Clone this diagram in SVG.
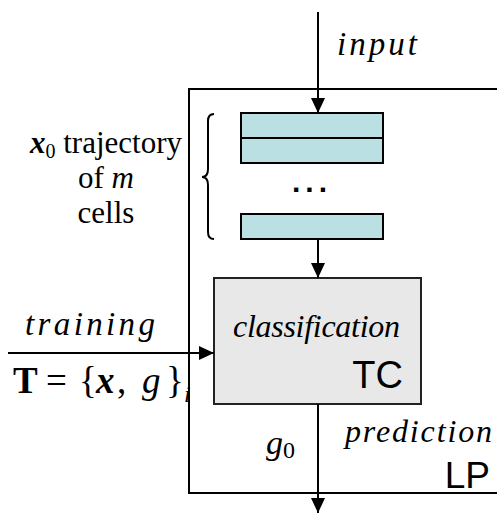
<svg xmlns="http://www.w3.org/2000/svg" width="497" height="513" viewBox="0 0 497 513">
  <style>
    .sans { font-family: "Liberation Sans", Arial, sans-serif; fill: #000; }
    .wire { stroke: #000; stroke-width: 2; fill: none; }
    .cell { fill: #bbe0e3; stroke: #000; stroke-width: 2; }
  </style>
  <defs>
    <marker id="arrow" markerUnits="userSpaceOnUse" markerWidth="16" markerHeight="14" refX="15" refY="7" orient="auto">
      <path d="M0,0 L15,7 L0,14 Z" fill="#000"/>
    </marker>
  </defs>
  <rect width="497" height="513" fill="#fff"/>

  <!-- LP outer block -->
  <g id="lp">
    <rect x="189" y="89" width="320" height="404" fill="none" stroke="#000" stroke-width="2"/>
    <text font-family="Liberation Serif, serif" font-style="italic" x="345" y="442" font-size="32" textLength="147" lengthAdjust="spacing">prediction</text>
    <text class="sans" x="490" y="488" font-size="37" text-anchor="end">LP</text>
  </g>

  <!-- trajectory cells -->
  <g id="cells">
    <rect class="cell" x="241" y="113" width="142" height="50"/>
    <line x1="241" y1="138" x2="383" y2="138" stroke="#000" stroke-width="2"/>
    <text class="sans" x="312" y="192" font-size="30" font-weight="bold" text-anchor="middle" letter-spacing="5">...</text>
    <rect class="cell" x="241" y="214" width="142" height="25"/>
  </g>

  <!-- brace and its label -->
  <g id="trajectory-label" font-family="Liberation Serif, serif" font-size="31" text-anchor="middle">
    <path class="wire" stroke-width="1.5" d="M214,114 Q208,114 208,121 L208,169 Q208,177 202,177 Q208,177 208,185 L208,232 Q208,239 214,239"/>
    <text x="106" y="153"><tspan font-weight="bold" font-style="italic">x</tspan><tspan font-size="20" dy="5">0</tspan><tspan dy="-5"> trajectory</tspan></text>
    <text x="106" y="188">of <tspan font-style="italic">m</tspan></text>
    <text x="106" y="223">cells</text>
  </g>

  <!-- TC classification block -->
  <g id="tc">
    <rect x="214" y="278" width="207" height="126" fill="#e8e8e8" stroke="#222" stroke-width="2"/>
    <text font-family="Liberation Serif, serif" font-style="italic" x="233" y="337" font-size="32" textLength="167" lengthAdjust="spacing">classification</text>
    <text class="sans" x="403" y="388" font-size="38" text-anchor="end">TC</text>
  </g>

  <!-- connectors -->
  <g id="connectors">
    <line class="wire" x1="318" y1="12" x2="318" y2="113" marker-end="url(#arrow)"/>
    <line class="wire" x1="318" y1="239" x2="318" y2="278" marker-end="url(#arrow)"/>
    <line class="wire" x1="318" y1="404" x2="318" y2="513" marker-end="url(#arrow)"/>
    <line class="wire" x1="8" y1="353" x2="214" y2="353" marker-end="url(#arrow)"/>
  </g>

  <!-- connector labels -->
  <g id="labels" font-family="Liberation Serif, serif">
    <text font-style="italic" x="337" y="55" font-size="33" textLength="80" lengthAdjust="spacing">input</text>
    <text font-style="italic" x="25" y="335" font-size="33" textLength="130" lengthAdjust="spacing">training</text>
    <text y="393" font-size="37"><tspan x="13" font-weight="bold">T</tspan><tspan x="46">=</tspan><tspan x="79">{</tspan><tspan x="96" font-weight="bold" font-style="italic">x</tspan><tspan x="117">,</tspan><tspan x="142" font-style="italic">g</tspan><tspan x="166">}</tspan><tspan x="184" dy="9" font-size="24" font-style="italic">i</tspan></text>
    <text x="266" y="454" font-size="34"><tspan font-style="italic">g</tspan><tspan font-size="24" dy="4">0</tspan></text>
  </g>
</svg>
::::
▸ SHORT PROBLEM:
Ignore the images and quote every line of the listing exactly.

▸ OUTPUT:
Clone this diagram in SVG.
<svg xmlns="http://www.w3.org/2000/svg" width="497" height="513" viewBox="0 0 497 513">
  <style>
    .sans { font-family: "Liberation Sans", Arial, sans-serif; fill: #000; }
    .wire { stroke: #000; stroke-width: 2; fill: none; }
    .cell { fill: #bbe0e3; stroke: #000; stroke-width: 2; }
  </style>
  <defs>
    <marker id="arrow" markerUnits="userSpaceOnUse" markerWidth="16" markerHeight="14" refX="15" refY="7" orient="auto">
      <path d="M0,0 L15,7 L0,14 Z" fill="#000"/>
    </marker>
  </defs>
  <rect width="497" height="513" fill="#fff"/>

  <!-- LP outer block -->
  <g id="lp">
    <rect x="189" y="89" width="320" height="404" fill="none" stroke="#000" stroke-width="2"/>
    <text font-family="Liberation Serif, serif" font-style="italic" x="345" y="442" font-size="32" textLength="147" lengthAdjust="spacing">prediction</text>
    <text class="sans" x="490" y="488" font-size="37" text-anchor="end">LP</text>
  </g>

  <!-- trajectory cells -->
  <g id="cells">
    <rect class="cell" x="241" y="113" width="142" height="50"/>
    <line x1="241" y1="138" x2="383" y2="138" stroke="#000" stroke-width="2"/>
    <text class="sans" x="312" y="192" font-size="30" font-weight="bold" text-anchor="middle" letter-spacing="5">...</text>
    <rect class="cell" x="241" y="214" width="142" height="25"/>
  </g>

  <!-- brace and its label -->
  <g id="trajectory-label" font-family="Liberation Serif, serif" font-size="31" text-anchor="middle">
    <path class="wire" stroke-width="1.5" d="M214,114 Q208,114 208,121 L208,169 Q208,177 202,177 Q208,177 208,185 L208,232 Q208,239 214,239"/>
    <text x="106" y="153"><tspan font-weight="bold" font-style="italic">x</tspan><tspan font-size="20" dy="5">0</tspan><tspan dy="-5"> trajectory</tspan></text>
    <text x="106" y="188">of <tspan font-style="italic">m</tspan></text>
    <text x="106" y="223">cells</text>
  </g>

  <!-- TC classification block -->
  <g id="tc">
    <rect x="214" y="278" width="207" height="126" fill="#e8e8e8" stroke="#222" stroke-width="2"/>
    <text font-family="Liberation Serif, serif" font-style="italic" x="233" y="337" font-size="32" textLength="167" lengthAdjust="spacing">classification</text>
    <text class="sans" x="403" y="388" font-size="38" text-anchor="end">TC</text>
  </g>

  <!-- connectors -->
  <g id="connectors">
    <line class="wire" x1="318" y1="12" x2="318" y2="113" marker-end="url(#arrow)"/>
    <line class="wire" x1="318" y1="239" x2="318" y2="278" marker-end="url(#arrow)"/>
    <line class="wire" x1="318" y1="404" x2="318" y2="513" marker-end="url(#arrow)"/>
    <line class="wire" x1="8" y1="353" x2="214" y2="353" marker-end="url(#arrow)"/>
  </g>

  <!-- connector labels -->
  <g id="labels" font-family="Liberation Serif, serif">
    <text font-style="italic" x="337" y="55" font-size="33" textLength="80" lengthAdjust="spacing">input</text>
    <text font-style="italic" x="25" y="335" font-size="33" textLength="130" lengthAdjust="spacing">training</text>
    <text y="393" font-size="37"><tspan x="13" font-weight="bold">T</tspan><tspan x="46">=</tspan><tspan x="79">{</tspan><tspan x="96" font-weight="bold" font-style="italic">x</tspan><tspan x="117">,</tspan><tspan x="142" font-style="italic">g</tspan><tspan x="166">}</tspan><tspan x="184" dy="9" font-size="24" font-style="italic">i</tspan></text>
    <text x="266" y="454" font-size="34"><tspan font-style="italic">g</tspan><tspan font-size="24" dy="4">0</tspan></text>
  </g>
</svg>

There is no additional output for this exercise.